BofA Securities initiates Paramount Skydance stock with Underperform rating

Published 05/09/2025, 12:02
BofA Securities initiates Paramount Skydance stock with Underperform rating

Investing.com - BofA Securities has initiated coverage on Paramount Skydance (NYSE:PSKY) with an Underperform rating and a price target of $11.00, representing a multiple of approximately 7.5x CY26E EBITDA. Currently trading at $14.74, the stock sits between analyst targets ranging from $8 to $20, with InvestingPro data showing it trades at a notably low Price/Book multiple of 0.44x.

The research firm acknowledges that Paramount Skydance has the potential to become a "dynamic global media company" but cautions that the company faces significant challenges ahead.

BofA Securities notes that there are "no easy fixes" for the media company, adding that any turnaround will require "substantial investment and investor patience" and will take a significant amount of time to implement.

The firm points out that many strategic and financial details remain unknown, with more information expected to be disclosed during Paramount Skydance’s third-quarter earnings report in November.

BofA Securities draws a comparison to the Warner Bros and Discovery combination, noting that restructuring efforts of this nature "will likely take years to implement."

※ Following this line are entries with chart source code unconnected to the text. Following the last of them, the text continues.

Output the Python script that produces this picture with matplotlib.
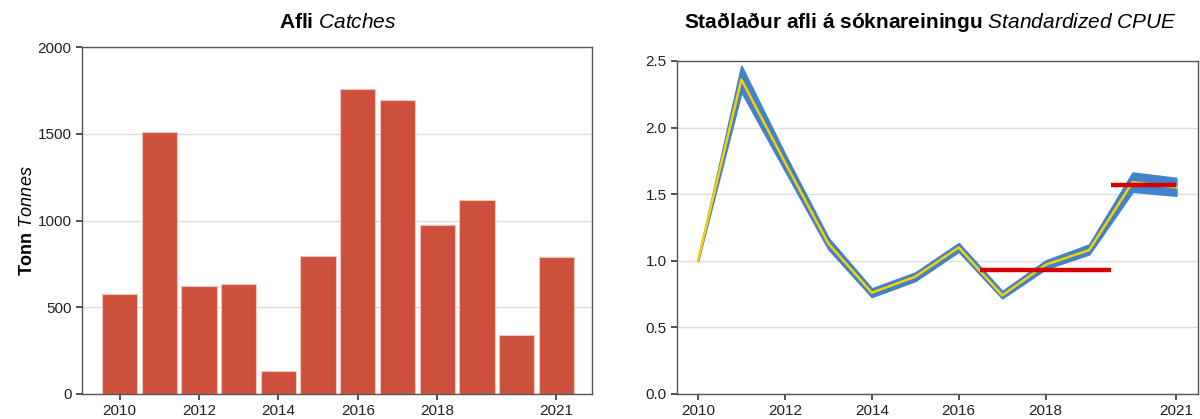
import numpy as np
import matplotlib
matplotlib.use("Agg")
from matplotlib import pyplot as plt

plt.rcParams['font.family'] = ['Liberation Sans', 'DejaVu Sans']
plt.rcParams['mathtext.fontset'] = 'custom'
plt.rcParams['mathtext.rm'] = 'Liberation Sans'
plt.rcParams['mathtext.it'] = 'Liberation Sans:italic'
plt.rcParams['mathtext.bf'] = 'Liberation Sans:bold'

# --- data -------------------------------------------------------------
years = [2010, 2011, 2012, 2013, 2014, 2015, 2016, 2017, 2018, 2019, 2020, 2021]
catches = [575, 1510, 620, 635, 135, 797, 1760, 1695, 972, 1118, 342, 790]

cpue = [1.0, 2.36, 1.74, 1.13, 0.76, 0.88, 1.10, 0.74, 0.97, 1.08, 1.59, 1.55]
cpue_lo = [1.0, 2.27, 1.68, 1.09, 0.73, 0.85, 1.07, 0.72, 0.94, 1.05, 1.52, 1.49]
cpue_hi = [1.0, 2.46, 1.80, 1.17, 0.79, 0.91, 1.13, 0.77, 1.00, 1.12, 1.66, 1.62]

# mean index over reference periods (x range, value)
ref_x = [[2016.5, 2019.5], [2019.5, 2021.0]]
ref_y = [0.93, 1.57]

xtick_years = [2010, 2012, 2014, 2016, 2018, 2021]

bar_col = "#CD503C"
band_col = "#4282C8"
line_col = "#F7D000"
ref_col = "#D40000"
spine_col = "#555555"
grid_col = "#DCDCDC"

fig = plt.figure(figsize=(12, 4.19), dpi=100)

ax1 = fig.add_axes([0.0683, 0.0597, 0.425, 0.828])
ax2 = fig.add_axes([0.5642, 0.0597, 0.434, 0.795])


def style_axis(ax):
    for s in ax.spines.values():
        s.set_color(spine_col)
        s.set_linewidth(1.0)
    ax.tick_params(axis='both', direction='out', length=4, width=1.2,
                   color='#333333', labelcolor='#222222', labelsize=11,
                   top=False, right=False)
    ax.yaxis.grid(True, color=grid_col, linewidth=1.0)
    ax.set_axisbelow(True)


# ------------------------------------------------------------ catches
style_axis(ax1)
ax1.bar(years, catches, width=0.89, color=bar_col,
        edgecolor="#F3C4BC", linewidth=0.8)
ax1.set_xlim(2009.05, 2021.9)
ax1.set_ylim(0, 2000)
ax1.set_yticks([0, 500, 1000, 1500, 2000])
ax1.set_xticks(xtick_years)
ax1.set_ylabel(r"$\mathbf{Tonn}$ $\mathit{Tonnes}$", fontsize=13, labelpad=1)

# --------------------------------------------------------------- cpue
style_axis(ax2)
ax2.fill_between(years, cpue_lo, cpue_hi, color=band_col, linewidth=1.5,
                 edgecolor=band_col)
ax2.plot(years, cpue, color=line_col, linewidth=1.8)
for xr, yv in zip(ref_x, ref_y):
    ax2.plot(xr, [yv, yv], color=ref_col, linewidth=3.2,
             solid_capstyle='butt')
ax2.set_xlim(2009.52, 2021.5)
ax2.set_ylim(0, 2.5)
ax2.set_yticks([0.0, 0.5, 1.0, 1.5, 2.0, 2.5])
ax2.set_yticklabels(["0.0", "0.5", "1.0", "1.5", "2.0", "2.5"])
ax2.set_xticks(xtick_years)

# titles sit on the same line for both panels
fig.text(0.2815, 0.947, r"$\mathbf{Afli}$ $\mathit{Catches}$",
         fontsize=15, ha='center', va='center')
fig.text(0.775, 0.947,
         r"$\mathbf{Staðlaður\ afli\ á\ sóknareiningu}$ $\mathit{Standardized\ CPUE}$",
         fontsize=15, ha='center', va='center')

plt.savefig("out.png", dpi=100)
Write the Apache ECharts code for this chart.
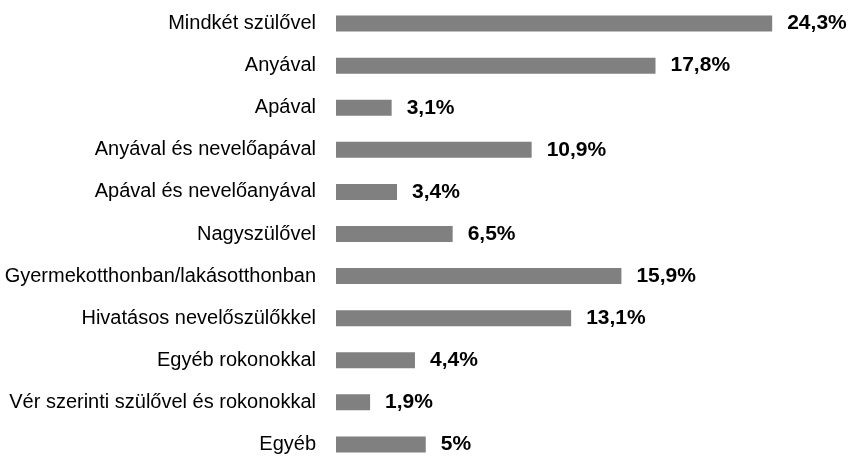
<!DOCTYPE html>
<html><head><meta charset="utf-8">
<script src="https://cdn.jsdelivr.net/npm/echarts@6/dist/echarts.min.js"></script>
<style>html,body{margin:0;padding:0;background:#fff}#c{width:849px;height:458px}</style>
</head><body><div id="c"></div>
<script>
const categories = ["Mindkét szülővel","Anyával","Apával","Anyával és nevelőapával","Apával és nevelőanyával","Nagyszülővel","Gyermekotthonban/lakásotthonban","Hivatásos nevelőszülőkkel","Egyéb rokonokkal","Vér szerinti szülővel és rokonokkal","Egyéb"];
const values = [24.3,17.8,3.1,10.9,3.4,6.5,15.9,13.1,4.4,1.9,5];
const labels = ["24,3%","17,8%","3,1%","10,9%","3,4%","6,5%","15,9%","13,1%","4,4%","1,9%","5%"];
const chart = echarts.init(document.getElementById('c'), null, {renderer:'canvas'});
chart.setOption({
  animation:false,
  grid:{left:336, top:2.5, width:538.5, height:463, outerBoundsMode:'none', containLabel:false},
  xAxis:{type:'value', min:0, max:30, show:false},
  yAxis:{type:'category', inverse:true, data:categories,
    axisLine:{show:false}, axisTick:{show:false}, splitLine:{show:false},
    axisLabel:{margin:20, color:'#000', fontFamily:'"Liberation Sans",Arial,sans-serif', fontSize:20}},
  series:[{type:'bar', data:values, barWidth:16, itemStyle:{color:'#808080'},
    label:{show:true, position:'right', distance:15, color:'#000', fontWeight:'bold',
      fontFamily:'"Liberation Sans",Arial,sans-serif', fontSize:21,
      formatter:p=>labels[p.dataIndex]}}]
});
</script></body></html>
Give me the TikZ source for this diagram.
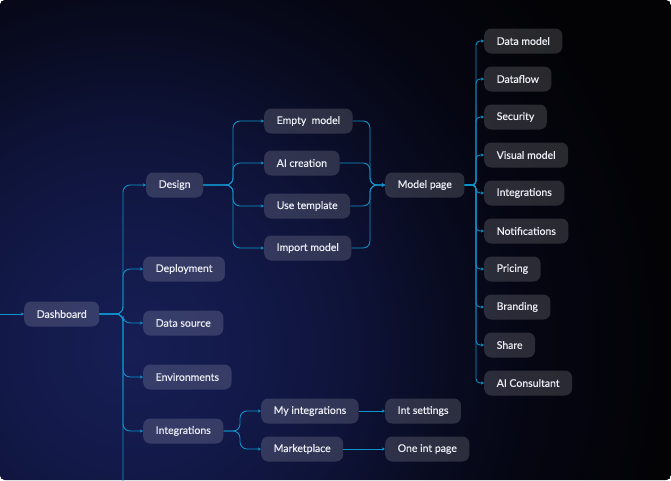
\documentclass[tikz,border=0pt]{standalone}
\usepackage{fontspec}
\setmainfont{Lato}
\newfontfamily\boxfont{Lato}[FakeBold=0.3]
\usepackage{xcolor}
\usetikzlibrary{arrows.meta,positioning}

\definecolor{bgnavy}{RGB}{22,30,84}
\definecolor{bgmid}{RGB}{19,26,74}
\definecolor{bgsoft}{RGB}{14,19,56}
\definecolor{bgdeep}{RGB}{9,12,34}
\definecolor{bgdark}{RGB}{5,6,18}
\definecolor{bgblack}{RGB}{3,3,6}
\definecolor{linkblue}{RGB}{14,148,205}
\definecolor{boxtext}{RGB}{236,238,245}
\pgfdeclareradialshading{bgglow}{\pgfpoint{0bp}{0bp}}{color(0bp)=(bgnavy); color(5bp)=(bgmid); color(10bp)=(bgsoft); color(14bp)=(bgdeep); color(18bp)=(bgdark); color(24bp)=(bgblack); color(50bp)=(bgblack)}

\begin{document}
\begin{tikzpicture}[
    x=1pt, y=-1pt,
    box/.style={rounded corners=7pt, fill=white, fill opacity=0.15, text opacity=1, text=boxtext, minimum height=25pt, inner xsep=12.5pt, anchor=west, font=\boxfont\fontsize{10.5}{12}\selectfont},
    link/.style={draw=linkblue, line width=0.85pt, rounded corners=7pt},
    arrow/.style={link, -{Stealth[length=3.2pt, width=3.2pt]}}
]
    % Background
    \useasboundingbox (0,0) rectangle (671,480);
    \fill[white] (0,0) rectangle (671,480);
    \begin{scope}
        \clip[rounded corners=5pt] (0,0) rectangle (671,480);
        \fill[bgblack] (0,0) rectangle (671,480);
        \shade[shading=bgglow] (130,350) circle (560);
    \end{scope}

    % Dashboard
    \node[box] (dash) at (24,314) {Dashboard};

    % First level
    \node[box] (design) at (146,185) {Design};
    \node[box] (deploy) at (143,269) {Deployment};
    \node[box] (dsource) at (143,323) {Data source};
    \node[box] (envs) at (143,377) {Environments};
    \node[box] (integ) at (143,431) {Integrations};

    % Design options
    \node[box] (empty) at (264,121) {Empty\ \ model};
    \node[box] (aicreate) at (264,163) {AI creation};
    \node[box] (usetpl) at (264,206) {Use template};
    \node[box] (importm) at (264,248) {Import model};

    % Model page
    \node[box] (mpage) at (385,185) {Model page};

    % Model page sections
    \node[box] (rdata) at (484,41) {Data model};
    \node[box] (rflow) at (484,79) {Dataflow};
    \node[box] (rsec) at (484,117) {Security};
    \node[box] (rvis) at (484,155) {Visual model};
    \node[box] (rint) at (484,193) {Integrations};
    \node[box] (rnote) at (484,231) {Notifications};
    \node[box] (rprice) at (484,269) {Pricing};
    \node[box] (rbrand) at (484,307) {Branding};
    \node[box] (rshare) at (484,345) {Share};
    \node[box] (rai) at (484,383) {AI Consultant};

    % Integrations
    \node[box] (myint) at (261,411) {My integrations};
    \node[box] (market) at (261,449) {Marketplace};
    \node[box] (intset) at (385,411) {Int settings};
    \node[box] (oneint) at (385,449) {One int page};

    % Trunks
    \coordinate (dshin) at (-5,314);
    \coordinate (dshtrunk) at (123,314);
    \coordinate (dshend) at (123,490);
    \coordinate (dgtrunk) at (233,185);
    \coordinate (mptrunk) at (370,185);
    \coordinate (mrtrunk) at (476,185);
    \coordinate (intrunk) at (240,431);

    % Arrows from Dashboard
    \draw[arrow] (dshin) -- (dash.west);
    \draw[link] (dash.east) -- (dshtrunk) -- (dshend);
    \draw[arrow] (dash.east) -- (dshtrunk) |- (design.west);
    \draw[arrow] (dash.east) -- (dshtrunk) |- (deploy.west);
    \draw[arrow] (dash.east) -- (dshtrunk) |- (dsource.west);
    \draw[arrow] (dash.east) -- (dshtrunk) |- (envs.west);
    \draw[arrow] (dash.east) -- (dshtrunk) |- (integ.west);

    % Arrows from Design
    \draw[arrow] (design.east) -- (dgtrunk) |- (empty.west);
    \draw[arrow] (design.east) -- (dgtrunk) |- (aicreate.west);
    \draw[arrow] (design.east) -- (dgtrunk) |- (usetpl.west);
    \draw[arrow] (design.east) -- (dgtrunk) |- (importm.west);

    % Into Model page
    \draw[arrow] (empty.east) -| (mptrunk) -- (mpage.west);
    \draw[arrow] (aicreate.east) -| (mptrunk) -- (mpage.west);
    \draw[arrow] (usetpl.east) -| (mptrunk) -- (mpage.west);
    \draw[arrow] (importm.east) -| (mptrunk) -- (mpage.west);

    % Arrows from Model page
    \draw[arrow, rounded corners=4pt] (mpage.east) -- (mrtrunk) |- (rdata.west);
    \draw[arrow, rounded corners=4pt] (mpage.east) -- (mrtrunk) |- (rflow.west);
    \draw[arrow, rounded corners=4pt] (mpage.east) -- (mrtrunk) |- (rsec.west);
    \draw[arrow, rounded corners=4pt] (mpage.east) -- (mrtrunk) |- (rvis.west);
    \draw[arrow, rounded corners=4pt] (mpage.east) -- (mrtrunk) |- (rint.west);
    \draw[arrow, rounded corners=4pt] (mpage.east) -- (mrtrunk) |- (rnote.west);
    \draw[arrow, rounded corners=4pt] (mpage.east) -- (mrtrunk) |- (rprice.west);
    \draw[arrow, rounded corners=4pt] (mpage.east) -- (mrtrunk) |- (rbrand.west);
    \draw[arrow, rounded corners=4pt] (mpage.east) -- (mrtrunk) |- (rshare.west);
    \draw[arrow, rounded corners=4pt] (mpage.east) -- (mrtrunk) |- (rai.west);

    % Arrows from Integrations
    \draw[arrow] (integ.east) -- (intrunk) |- (myint.west);
    \draw[arrow] (integ.east) -- (intrunk) |- (market.west);
    \draw[arrow] (myint) -- (intset);
    \draw[arrow] (market) -- (oneint);
\end{tikzpicture}
\end{document}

In other recent news, Paramount Skydance Corp. has announced a significant agreement with Microsoft’s Activision to develop a live-action film based on the Call of Duty franchise. This collaboration is part of the company’s ongoing efforts to expand its entertainment offerings. Additionally, Paramount Skydance has acquired exclusive rights to broadcast all Ultimate Fighting Championship events in the United States from TKO Group, a deal valued at $7.7 billion over seven years. In another development, Morgan Stanley has lowered its price target for Paramount Skydance to $10 from $12, maintaining an Underweight rating, following the completion of its merger with Skydance Media. Paramount has also informed employees of a policy change, requiring a full-time return to the office by January 2026, with buyout options available for those unwilling to comply. Furthermore, the company is planning a major round of layoffs in November as part of a $2 billion cost-cutting strategy post-merger. These developments highlight Paramount Skydance’s strategic moves in the entertainment industry and its internal restructuring efforts.